AIM:
Leave out the pictures and retype only the lines from the opening line to the line that holds "var binHalfWidth = 0.01;", both ends included.

** Begin **

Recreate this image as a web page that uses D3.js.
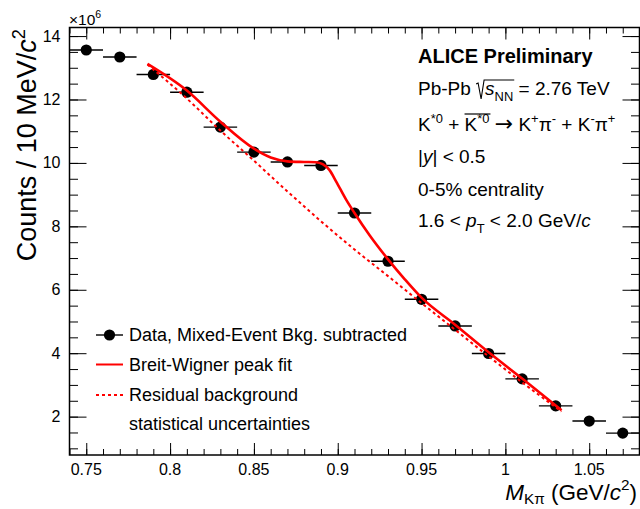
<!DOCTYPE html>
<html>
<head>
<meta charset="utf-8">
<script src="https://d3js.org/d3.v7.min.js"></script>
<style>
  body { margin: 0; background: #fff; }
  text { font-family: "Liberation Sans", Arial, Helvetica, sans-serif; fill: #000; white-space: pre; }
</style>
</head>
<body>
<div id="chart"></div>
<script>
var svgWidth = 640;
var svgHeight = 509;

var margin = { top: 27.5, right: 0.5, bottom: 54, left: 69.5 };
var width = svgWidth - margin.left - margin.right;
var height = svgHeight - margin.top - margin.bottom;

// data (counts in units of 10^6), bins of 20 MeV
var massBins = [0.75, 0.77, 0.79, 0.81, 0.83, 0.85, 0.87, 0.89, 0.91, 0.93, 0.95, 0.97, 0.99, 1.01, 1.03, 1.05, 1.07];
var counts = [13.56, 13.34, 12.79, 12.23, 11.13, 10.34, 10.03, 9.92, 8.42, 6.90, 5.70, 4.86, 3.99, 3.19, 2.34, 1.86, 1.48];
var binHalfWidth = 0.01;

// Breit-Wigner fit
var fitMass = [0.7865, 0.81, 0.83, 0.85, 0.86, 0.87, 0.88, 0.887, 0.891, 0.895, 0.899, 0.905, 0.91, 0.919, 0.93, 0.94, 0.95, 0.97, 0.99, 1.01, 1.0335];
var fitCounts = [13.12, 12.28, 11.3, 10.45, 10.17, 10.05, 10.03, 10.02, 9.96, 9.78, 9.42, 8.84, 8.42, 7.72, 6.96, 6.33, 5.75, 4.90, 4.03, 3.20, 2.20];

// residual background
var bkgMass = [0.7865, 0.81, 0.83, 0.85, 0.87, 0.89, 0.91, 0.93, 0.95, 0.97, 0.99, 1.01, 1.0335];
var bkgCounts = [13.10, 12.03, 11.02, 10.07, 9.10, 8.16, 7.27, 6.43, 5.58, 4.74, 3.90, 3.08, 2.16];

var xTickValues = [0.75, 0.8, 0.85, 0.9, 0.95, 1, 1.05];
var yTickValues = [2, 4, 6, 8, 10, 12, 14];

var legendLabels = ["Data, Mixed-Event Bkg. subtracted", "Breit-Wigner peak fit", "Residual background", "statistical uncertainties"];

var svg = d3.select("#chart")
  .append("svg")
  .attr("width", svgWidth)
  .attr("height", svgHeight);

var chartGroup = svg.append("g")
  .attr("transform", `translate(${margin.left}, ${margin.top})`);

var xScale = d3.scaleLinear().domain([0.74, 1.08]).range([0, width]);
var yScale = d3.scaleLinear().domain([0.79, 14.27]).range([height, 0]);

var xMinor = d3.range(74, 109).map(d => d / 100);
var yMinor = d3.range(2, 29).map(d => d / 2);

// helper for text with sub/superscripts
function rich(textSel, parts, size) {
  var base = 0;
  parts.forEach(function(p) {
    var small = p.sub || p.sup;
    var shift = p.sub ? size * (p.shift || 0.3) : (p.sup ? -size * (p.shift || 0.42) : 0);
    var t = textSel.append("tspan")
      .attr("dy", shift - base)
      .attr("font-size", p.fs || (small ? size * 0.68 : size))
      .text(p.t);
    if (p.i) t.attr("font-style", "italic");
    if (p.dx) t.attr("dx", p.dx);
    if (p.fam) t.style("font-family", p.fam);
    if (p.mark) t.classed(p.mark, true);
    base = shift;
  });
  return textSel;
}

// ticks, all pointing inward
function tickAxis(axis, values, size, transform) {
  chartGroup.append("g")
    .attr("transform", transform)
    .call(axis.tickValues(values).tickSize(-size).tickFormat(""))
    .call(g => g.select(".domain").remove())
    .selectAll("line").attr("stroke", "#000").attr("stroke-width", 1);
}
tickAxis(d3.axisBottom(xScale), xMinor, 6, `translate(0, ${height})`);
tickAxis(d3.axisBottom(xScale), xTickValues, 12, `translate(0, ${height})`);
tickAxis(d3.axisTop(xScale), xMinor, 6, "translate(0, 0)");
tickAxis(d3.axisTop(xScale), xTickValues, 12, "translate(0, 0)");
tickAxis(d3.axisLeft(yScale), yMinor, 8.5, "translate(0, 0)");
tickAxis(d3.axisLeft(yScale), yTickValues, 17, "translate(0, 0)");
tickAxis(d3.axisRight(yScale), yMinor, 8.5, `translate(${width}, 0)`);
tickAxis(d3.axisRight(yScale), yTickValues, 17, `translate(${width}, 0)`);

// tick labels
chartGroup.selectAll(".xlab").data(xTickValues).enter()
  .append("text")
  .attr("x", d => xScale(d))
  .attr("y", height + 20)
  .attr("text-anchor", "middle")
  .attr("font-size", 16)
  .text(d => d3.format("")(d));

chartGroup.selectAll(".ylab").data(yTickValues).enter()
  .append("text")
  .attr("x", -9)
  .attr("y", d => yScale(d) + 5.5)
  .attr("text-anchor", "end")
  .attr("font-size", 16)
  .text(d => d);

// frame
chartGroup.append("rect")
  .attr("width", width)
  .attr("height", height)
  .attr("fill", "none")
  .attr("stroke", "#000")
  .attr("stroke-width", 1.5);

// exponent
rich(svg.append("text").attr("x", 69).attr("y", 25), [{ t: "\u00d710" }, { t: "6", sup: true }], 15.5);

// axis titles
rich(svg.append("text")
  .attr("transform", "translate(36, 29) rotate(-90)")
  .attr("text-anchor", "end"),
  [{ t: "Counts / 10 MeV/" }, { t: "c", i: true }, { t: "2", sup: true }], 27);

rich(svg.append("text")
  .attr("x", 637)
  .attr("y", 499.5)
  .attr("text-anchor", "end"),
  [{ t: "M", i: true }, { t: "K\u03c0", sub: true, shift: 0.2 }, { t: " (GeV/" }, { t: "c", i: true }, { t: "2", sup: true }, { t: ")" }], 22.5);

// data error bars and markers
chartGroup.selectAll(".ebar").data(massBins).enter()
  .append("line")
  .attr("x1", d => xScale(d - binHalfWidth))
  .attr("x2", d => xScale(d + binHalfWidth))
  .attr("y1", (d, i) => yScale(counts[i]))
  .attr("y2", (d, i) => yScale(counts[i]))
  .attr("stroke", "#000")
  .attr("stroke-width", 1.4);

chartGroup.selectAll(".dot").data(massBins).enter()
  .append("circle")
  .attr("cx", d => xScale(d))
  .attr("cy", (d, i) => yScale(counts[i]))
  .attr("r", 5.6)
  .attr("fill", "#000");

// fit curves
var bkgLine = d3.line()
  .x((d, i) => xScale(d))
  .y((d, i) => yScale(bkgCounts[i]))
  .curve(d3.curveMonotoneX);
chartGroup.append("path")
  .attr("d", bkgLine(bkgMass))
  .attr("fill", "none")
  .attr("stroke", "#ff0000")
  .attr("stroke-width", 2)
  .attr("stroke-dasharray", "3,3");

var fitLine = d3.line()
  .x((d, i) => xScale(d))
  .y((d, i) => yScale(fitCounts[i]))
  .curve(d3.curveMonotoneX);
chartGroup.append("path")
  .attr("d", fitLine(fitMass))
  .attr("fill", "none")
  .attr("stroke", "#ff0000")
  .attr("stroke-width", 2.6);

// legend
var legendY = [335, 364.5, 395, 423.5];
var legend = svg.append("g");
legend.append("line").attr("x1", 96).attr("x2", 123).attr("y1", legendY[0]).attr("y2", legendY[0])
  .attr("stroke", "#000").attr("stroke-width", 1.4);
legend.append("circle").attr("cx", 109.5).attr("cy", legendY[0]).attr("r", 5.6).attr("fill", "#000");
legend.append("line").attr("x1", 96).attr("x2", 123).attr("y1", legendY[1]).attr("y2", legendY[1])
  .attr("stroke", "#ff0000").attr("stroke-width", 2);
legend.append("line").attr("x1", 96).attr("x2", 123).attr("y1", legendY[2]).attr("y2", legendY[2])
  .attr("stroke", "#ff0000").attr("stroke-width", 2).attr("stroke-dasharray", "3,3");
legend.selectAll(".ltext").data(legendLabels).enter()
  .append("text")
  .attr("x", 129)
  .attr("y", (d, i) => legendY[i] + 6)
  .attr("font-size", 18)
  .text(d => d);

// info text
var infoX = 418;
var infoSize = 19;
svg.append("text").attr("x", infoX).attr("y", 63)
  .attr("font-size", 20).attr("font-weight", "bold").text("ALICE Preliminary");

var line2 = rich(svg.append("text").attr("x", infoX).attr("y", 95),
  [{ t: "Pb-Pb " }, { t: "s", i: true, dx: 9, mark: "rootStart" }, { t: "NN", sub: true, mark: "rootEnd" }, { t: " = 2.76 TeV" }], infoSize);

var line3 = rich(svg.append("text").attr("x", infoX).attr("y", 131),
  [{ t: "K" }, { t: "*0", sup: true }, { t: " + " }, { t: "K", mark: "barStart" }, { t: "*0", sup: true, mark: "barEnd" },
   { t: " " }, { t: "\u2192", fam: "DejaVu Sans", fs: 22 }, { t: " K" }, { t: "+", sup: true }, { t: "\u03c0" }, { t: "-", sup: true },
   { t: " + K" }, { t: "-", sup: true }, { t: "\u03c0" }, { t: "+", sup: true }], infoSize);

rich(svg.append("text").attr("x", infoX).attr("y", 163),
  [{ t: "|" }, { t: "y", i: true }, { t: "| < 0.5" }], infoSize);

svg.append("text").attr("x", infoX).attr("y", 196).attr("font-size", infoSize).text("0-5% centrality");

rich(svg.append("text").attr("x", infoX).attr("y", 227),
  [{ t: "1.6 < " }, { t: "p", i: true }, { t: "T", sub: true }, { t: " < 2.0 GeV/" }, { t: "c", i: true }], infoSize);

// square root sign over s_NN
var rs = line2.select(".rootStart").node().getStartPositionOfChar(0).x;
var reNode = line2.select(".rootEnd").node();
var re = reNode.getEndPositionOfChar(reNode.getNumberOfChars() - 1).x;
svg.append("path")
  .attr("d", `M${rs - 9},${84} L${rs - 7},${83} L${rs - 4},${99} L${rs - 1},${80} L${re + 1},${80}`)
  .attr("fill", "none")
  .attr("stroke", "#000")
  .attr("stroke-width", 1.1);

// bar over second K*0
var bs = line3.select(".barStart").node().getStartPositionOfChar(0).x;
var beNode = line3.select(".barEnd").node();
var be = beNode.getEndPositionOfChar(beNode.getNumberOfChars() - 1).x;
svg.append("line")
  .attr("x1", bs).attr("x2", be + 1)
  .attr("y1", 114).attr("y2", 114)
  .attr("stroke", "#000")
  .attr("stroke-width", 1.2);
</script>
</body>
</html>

** End **

TASK RESPONSE:
Recreate this image as a web page that uses D3.js.
<!DOCTYPE html>
<html>
<head>
<meta charset="utf-8">
<script src="https://d3js.org/d3.v7.min.js"></script>
<style>
  body { margin: 0; background: #fff; }
  text { font-family: "Liberation Sans", Arial, Helvetica, sans-serif; fill: #000; white-space: pre; }
</style>
</head>
<body>
<div id="chart"></div>
<script>
var svgWidth = 640;
var svgHeight = 509;

var margin = { top: 27.5, right: 0.5, bottom: 54, left: 69.5 };
var width = svgWidth - margin.left - margin.right;
var height = svgHeight - margin.top - margin.bottom;

// data (counts in units of 10^6), bins of 20 MeV
var massBins = [0.75, 0.77, 0.79, 0.81, 0.83, 0.85, 0.87, 0.89, 0.91, 0.93, 0.95, 0.97, 0.99, 1.01, 1.03, 1.05, 1.07];
var counts = [13.56, 13.34, 12.79, 12.23, 11.13, 10.34, 10.03, 9.92, 8.42, 6.90, 5.70, 4.86, 3.99, 3.19, 2.34, 1.86, 1.48];
var binHalfWidth = 0.01;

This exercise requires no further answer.